El populismo es una concepción cínica del poder, que sigue la dirección de los vientos y busca explotar los sentimientos de postergación, frustración y maltrato de diversas capas de la sociedad, así como también sus rencores, prejuicios e inquinas contra aquellos que pueden ser señalados como culpables de su infelicidad.

Encarna una forma degradada de la política, caracterizada por la banalidad y el cálculo de ganancias. No es tampoco un fenómeno nuevo, porque expresa desprecio por los límites morales, y eso es muy viejo.

Volvemos a la pregunta inicial, ¿Hay razones para ser optimistas?

Y la respuesta sería, “Sí, pero… O sea, reconociendo que hay factores que no podemos controlar, depende también de que hagamos bien las cosas, no perdamos la cabeza, defendamos las libertades a brazo partido, fijemos bien las prioridades, y por cierto no nos dejemos intimidar por lo que más gritan. Tenemos derechos, pero también deberes.

Para que Chile siga avanzando, solo nos sirve partir de la realidad, calce ella o no con los deseos, los esquemas doctrinarios o los proyectos partidistas.
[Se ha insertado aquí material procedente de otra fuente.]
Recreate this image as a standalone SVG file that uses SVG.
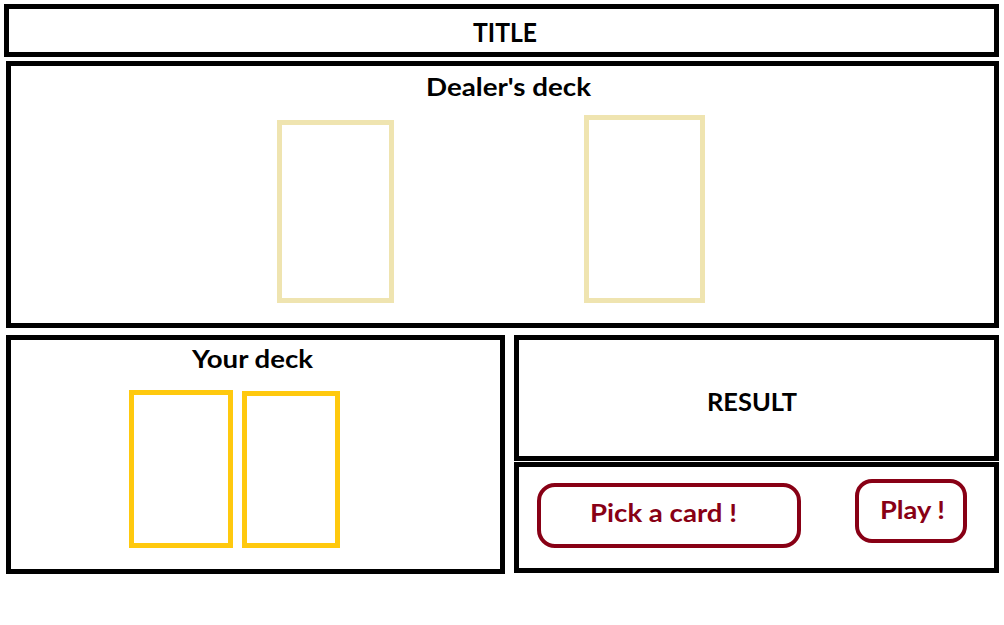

Y como la realidad es compleja, ello exige capacidad de observación y estudio; de otro modo, el diagnóstico sobre las necesidades será equivocado y se contaminará de voluntarismo u oportunismo. Confundir los deseos con la realidad siempre trae malas consecuencias.

Tenemos que pensar en lo que conviene al país. Eso supone buena voluntad para valorar las iniciativas del gobierno en su propio mérito.

Precisamente por esto, corresponde destacar la actitud de los opositores que acogieron la invitación del Presidente Piñera para integrar las mesas pluralistas de trabajo en las áreas de Infancia, Seguridad Ciudadana, Educación, Desarrollo Integral, Araucanía, Salud, etc., las que realizaron un valioso trabajo de decantación de propuestas que deberían iluminar las iniciativas legislativas de este período.

Viene pronto la discusión parlamentaria sobre el proyecto de reforma a las pensiones. Es un asunto fundamental en un país en el que cada día hay más adultos mayores, muchos de los cuales necesitan mejorar urgentemente sus ingresos. Necesitamos que Chile sea cada vez más próspero y, a la vez, cada vez más solidario.